Remember Memorial Day...........


It doesn't take a hero to order men into battle. It takes a hero to be one of those men who goes into battle...

Norman Schwarzkoph

Tuesday, May 25, 2010

Farewell Old Friend...........

Jack Bauer has been on a 24 hour rampage...He's been shot, beaten (numerous times), stabbed, stopped a nuclear crisis, lost the love of his life and been betrayed by the President.....And once again he came out on top (hair in place and leather jacket looking great)


Yes, I cried when Jack told Chloe good-bye, because he was also telling me good-bye....

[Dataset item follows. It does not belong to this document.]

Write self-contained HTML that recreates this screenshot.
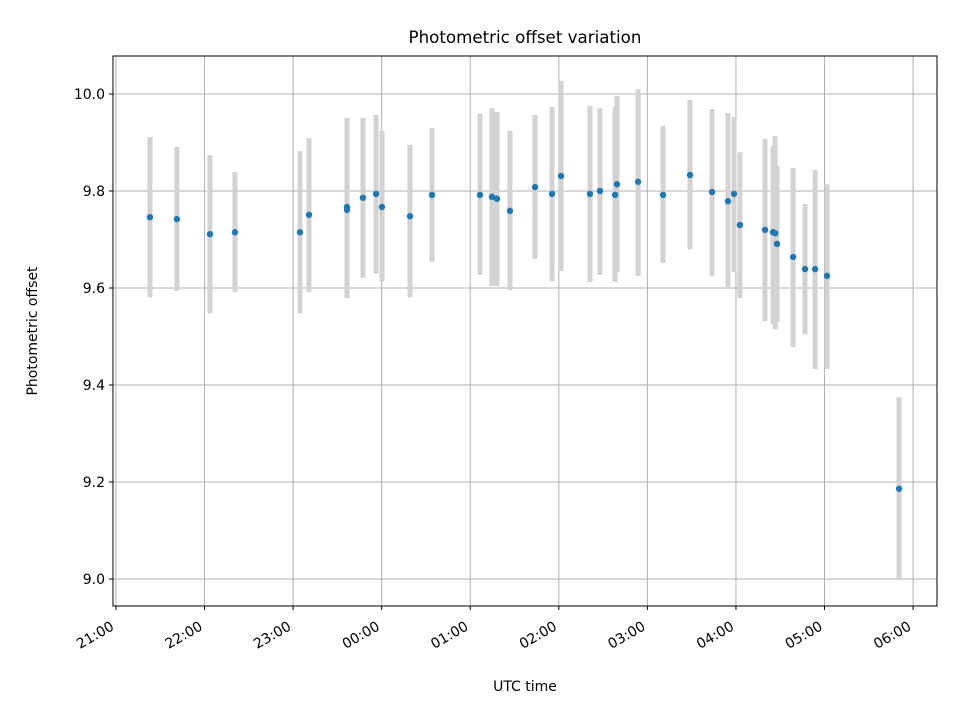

Good-bye to eight years of, on the edge of your seat entertainment.......Shoot first ask questions later....I've lived in a world of great Jack Bauer quotes for eight years, I mean don't every woman look at their husband and say, "You have no idea how far I'm willing to go to get your cooperation"....It's an everyday saying around here


What does this mean? 24 addicts everywhere are lost, confused and deeply saddened this morning. Who will save us now............Jack, don't go far!

Yes, I am fully aware that my life is a sad miserable mess, but this man has brought this middle aged woman a great deal of happiness and excitement over the years....Just look at that face!!!